• [Collected data]
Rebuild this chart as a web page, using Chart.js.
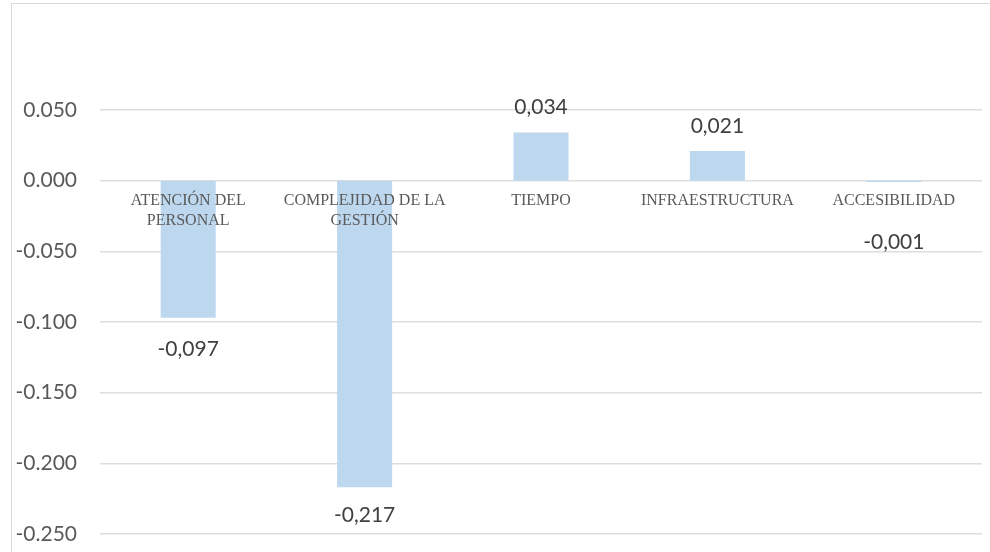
<!DOCTYPE html>
<html>
<head>
<meta charset="utf-8">
<script src="https://cdn.jsdelivr.net/npm/chart.js@4.4.1/dist/chart.umd.min.js"></script>
<style>
  html, body { margin: 0; padding: 0; background: #fff; overflow: hidden; }
  #wrap { position: relative; width: 990px; height: 552px; }
  #frame { position: absolute; left: 11px; top: 3px; width: 1000px; height: 600px;
           border: 1.5px solid #d9d9d9; box-sizing: border-box; }
  canvas { position: absolute; left: 0; top: 0; }
</style>
</head>
<body>
<div id="wrap">
  <div id="frame"></div>
  <canvas id="c" width="990" height="552"></canvas>
</div>
<script>
// Factors and their coefficients
const categories = [
  ["ATENCIÓN DEL", "PERSONAL"],
  ["COMPLEJIDAD DE LA", "GESTIÓN"],
  "TIEMPO",
  "INFRAESTRUCTURA",
  "ACCESIBILIDAD"
];
const values = [-0.097, -0.217, 0.034, 0.021, -0.001];

// Value axis range
const yMin = -0.25;
const yMax = 0.05;
const yStep = 0.05;

// Distance of each value label from the end of its bar (px)
const labelShift = [31, 28, 25, 25, 60];

const fmtValue = v => v.toFixed(3).replace('.', ',');
const fmtTick = v => (Math.abs(v) < 1e-9 ? 0 : v).toFixed(3);

const valueLabelPlugin = {
  id: 'valueLabels',
  afterDatasetsDraw(chart) {
    const ctx = chart.ctx;
    const meta = chart.getDatasetMeta(0);
    ctx.save();
    ctx.font = '21px Lato';
    ctx.fillStyle = '#404040';
    ctx.textAlign = 'center';
    ctx.textBaseline = 'middle';
    meta.data.forEach((bar, i) => {
      const v = values[i];
      const y = v >= 0 ? bar.y - labelShift[i] : bar.y + labelShift[i];
      ctx.fillText(fmtValue(v), bar.x, y);
    });
    ctx.restore();
  }
};

new Chart(document.getElementById('c'), {
  type: 'bar',
  data: {
    labels: categories,
    datasets: [{
      data: values,
      backgroundColor: '#bdd7ee',
      borderWidth: 0,
      categoryPercentage: 1,
      barPercentage: 0.312
    }]
  },
  options: {
    responsive: false,
    animation: false,
    devicePixelRatio: 1,
    layout: { padding: { top: 110, right: 8, bottom: 18, left: 0 } },
    plugins: { legend: { display: false }, tooltip: { enabled: false } },
    scales: {
      y: {
        min: yMin,
        max: yMax,
        ticks: {
          stepSize: yStep,
          padding: 23,
          color: '#595959',
          font: { family: 'Lato', size: 21 },
          callback: v => fmtTick(v)
        },
        grid: { color: '#dedede', lineWidth: 1.5, drawTicks: false },
        border: { display: false },
        afterFit: s => {
          s.width = 100;
          s.paddingTop = 12;
          s.paddingBottom = 12;
        }
      },
      x: {
        position: { y: 0 },
        grid: { display: false, drawTicks: false },
        border: { display: false },
        afterFit: s => { s.height = 0; },
        ticks: {
          z: 1,
          padding: 10,
          maxRotation: 0,
          autoSkip: false,
          color: '#595959',
          font: { family: 'Liberation Serif', size: 16, lineHeight: 1.25 }
        }
      }
    }
  },
  plugins: [valueLabelPlugin]
});
</script>
</body>
</html>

• [Exercise aim] Without the pictures, transcribe the listing above exactly.

• [Correct answer]
Rebuild this chart as a web page, using Chart.js.
<!DOCTYPE html>
<html>
<head>
<meta charset="utf-8">
<script src="https://cdn.jsdelivr.net/npm/chart.js@4.4.1/dist/chart.umd.min.js"></script>
<style>
  html, body { margin: 0; padding: 0; background: #fff; overflow: hidden; }
  #wrap { position: relative; width: 990px; height: 552px; }
  #frame { position: absolute; left: 11px; top: 3px; width: 1000px; height: 600px;
           border: 1.5px solid #d9d9d9; box-sizing: border-box; }
  canvas { position: absolute; left: 0; top: 0; }
</style>
</head>
<body>
<div id="wrap">
  <div id="frame"></div>
  <canvas id="c" width="990" height="552"></canvas>
</div>
<script>
// Factors and their coefficients
const categories = [
  ["ATENCIÓN DEL", "PERSONAL"],
  ["COMPLEJIDAD DE LA", "GESTIÓN"],
  "TIEMPO",
  "INFRAESTRUCTURA",
  "ACCESIBILIDAD"
];
const values = [-0.097, -0.217, 0.034, 0.021, -0.001];

// Value axis range
const yMin = -0.25;
const yMax = 0.05;
const yStep = 0.05;

// Distance of each value label from the end of its bar (px)
const labelShift = [31, 28, 25, 25, 60];

const fmtValue = v => v.toFixed(3).replace('.', ',');
const fmtTick = v => (Math.abs(v) < 1e-9 ? 0 : v).toFixed(3);

const valueLabelPlugin = {
  id: 'valueLabels',
  afterDatasetsDraw(chart) {
    const ctx = chart.ctx;
    const meta = chart.getDatasetMeta(0);
    ctx.save();
    ctx.font = '21px Lato';
    ctx.fillStyle = '#404040';
    ctx.textAlign = 'center';
    ctx.textBaseline = 'middle';
    meta.data.forEach((bar, i) => {
      const v = values[i];
      const y = v >= 0 ? bar.y - labelShift[i] : bar.y + labelShift[i];
      ctx.fillText(fmtValue(v), bar.x, y);
    });
    ctx.restore();
  }
};

new Chart(document.getElementById('c'), {
  type: 'bar',
  data: {
    labels: categories,
    datasets: [{
      data: values,
      backgroundColor: '#bdd7ee',
      borderWidth: 0,
      categoryPercentage: 1,
      barPercentage: 0.312
    }]
  },
  options: {
    responsive: false,
    animation: false,
    devicePixelRatio: 1,
    layout: { padding: { top: 110, right: 8, bottom: 18, left: 0 } },
    plugins: { legend: { display: false }, tooltip: { enabled: false } },
    scales: {
      y: {
        min: yMin,
        max: yMax,
        ticks: {
          stepSize: yStep,
          padding: 23,
          color: '#595959',
          font: { family: 'Lato', size: 21 },
          callback: v => fmtTick(v)
        },
        grid: { color: '#dedede', lineWidth: 1.5, drawTicks: false },
        border: { display: false },
        afterFit: s => {
          s.width = 100;
          s.paddingTop = 12;
          s.paddingBottom = 12;
        }
      },
      x: {
        position: { y: 0 },
        grid: { display: false, drawTicks: false },
        border: { display: false },
        afterFit: s => { s.height = 0; },
        ticks: {
          z: 1,
          padding: 10,
          maxRotation: 0,
          autoSkip: false,
          color: '#595959',
          font: { family: 'Liberation Serif', size: 16, lineHeight: 1.25 }
        }
      }
    }
  },
  plugins: [valueLabelPlugin]
});
</script>
</body>
</html>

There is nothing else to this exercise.